Late last month, New York State passed the Climate Leadership and Community Protection Act, a bold climate plan which included an ambitious new standard requiring 70% of the state’s electricity to come from renewable sources by the year 2030 and 100% clean power by 2040.
This legislation has garnered a lot of attention, but what does it mean for existing renewable energy projects? Clean energy projects must be supported in order to reach the state’s new standards.

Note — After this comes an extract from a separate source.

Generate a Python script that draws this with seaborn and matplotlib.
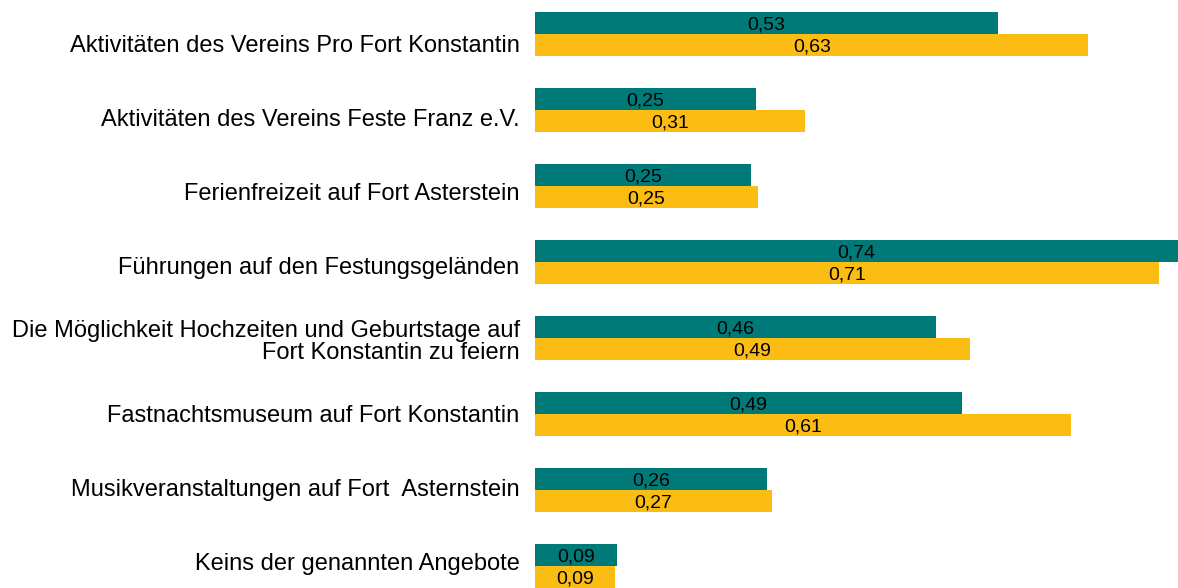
import matplotlib
matplotlib.use("Agg")
import matplotlib.pyplot as plt
import seaborn as sns
import pandas as pd

categories = [
    "Aktivitäten des Vereins Pro Fort Konstantin",
    "Aktivitäten des Vereins Feste Franz e.V.",
    "Ferienfreizeit auf Fort Asterstein",
    "Führungen auf den Festungsgeländen",
    "Die Möglichkeit Hochzeiten und Geburtstage auf\nFort Konstantin zu feiern",
    "Fastnachtsmuseum auf Fort Konstantin",
    "Musikveranstaltungen auf Fort  Asternstein",
    "Keins der genannten Angebote",
]
series_names = ["Serie 1", "Serie 2"]
# bar lengths
values_1 = [0.532, 0.254, 0.248, 0.739, 0.461, 0.491, 0.267, 0.094]
values_2 = [0.636, 0.310, 0.256, 0.717, 0.500, 0.616, 0.272, 0.092]
# printed labels
labels_1 = ["0,53", "0,25", "0,25", "0,74", "0,46", "0,49", "0,26", "0,09"]
labels_2 = ["0,63", "0,31", "0,25", "0,71", "0,49", "0,61", "0,27", "0,09"]
colors = ["#007A78", "#FBBD13"]

df = pd.DataFrame({
    "Angebot": categories * 2,
    "Serie": [series_names[0]] * len(categories) + [series_names[1]] * len(categories),
    "Wert": values_1 + values_2,
})

sns.set_style("white")
plt.rcParams['font.family'] = ['Liberation Sans', 'DejaVu Sans']

fig = plt.figure(figsize=(11.78, 5.88), dpi=100)
ax = fig.add_axes([535 / 1178, 0, 1 - 535 / 1178, 1])

sns.barplot(data=df, y="Angebot", x="Wert", hue="Serie", orient="h",
            palette=colors, width=0.58, dodge=True, legend=False, ax=ax,
            saturation=1, linewidth=0)

for cont, labs in zip(ax.containers, [labels_1, labels_2]):
    texts = ax.bar_label(cont, labels=labs, label_type="center", fontsize=14, color="black")
    for t in texts:
        t.xyann = (0, -1.5)  # nudge down a little, like the original

ax.set_xlim(0, 0.739)
ax.set_ylim(7 + 0.29, -0.447)
ax.set_xlabel("")
ax.set_ylabel("")
ax.set_xticks([])
# category labels sit slightly off the group centres in the original
n = len(categories)
ax.set_yticks([i + (10 - 2 * i) / 76 for i in range(n)])
ax.set_yticklabels(categories, fontsize=17, color="black", linespacing=1.0)
ax.tick_params(axis="y", length=0, pad=11)
sns.despine(ax=ax, left=True, bottom=True)

fig.savefig("out.png", dpi=100)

Fortunately, a bill to do just that, S. 23/A. 4294 (Parker/Cusick), also passed the state legislature. The legislation creates a second tier of supports for legacy renewable energy such as hydropower under the Renewable Portfolio Standard (RPS), an administrative standard which mandates a percentage of electricity come from renewable sources. RPS had previously only required electricity suppliers to purchase renewable energy credits (RECs) from newer renewable projects, including solar and offshore wind, but denied eligibility to legacy projects. This bill extends the requirement for suppliers to purchase a portion of REC’s from legacy renewables built before 2015. The NYS Public Service Commission will determine annual targets for quantities of REC’s to be purchased.
This gives legacy projects a greater stake in New York’s energy market.
REC’s are certificates which verify that electricity delivered to the grid was produced from a renewable source. These certificates are purchased from renewable energy-producing facilities by businesses or electrical utilities to support renewable energy without needing to install their own solar panels or renewable systems. Purchasing REC’s shows demand for renewable energy and encourages the growth of the industry. Requiring legacy projects be included in REC purchases guarantees their long-term viability.
According to the Alliance for Clean Energy New York (ACENY), the new credit system included in the legislation will help these projects to remain in New York State and retain 22,000 jobs in renewables. Without the inclusion of legacy projects in the RPS, the facilities were in danger of retiring from operation or being forced to sell electricity out-of-state where there are additional markets. This would threaten both benefits to the state economy and the jobs involved in the projects. However, the increased support brought about by this legislation will keep the projects in operation in New York and continue to generate jobs in engineering, installation, and maintenance.
NYLCV will continue to advocate for these types of policies across the state that support a green future.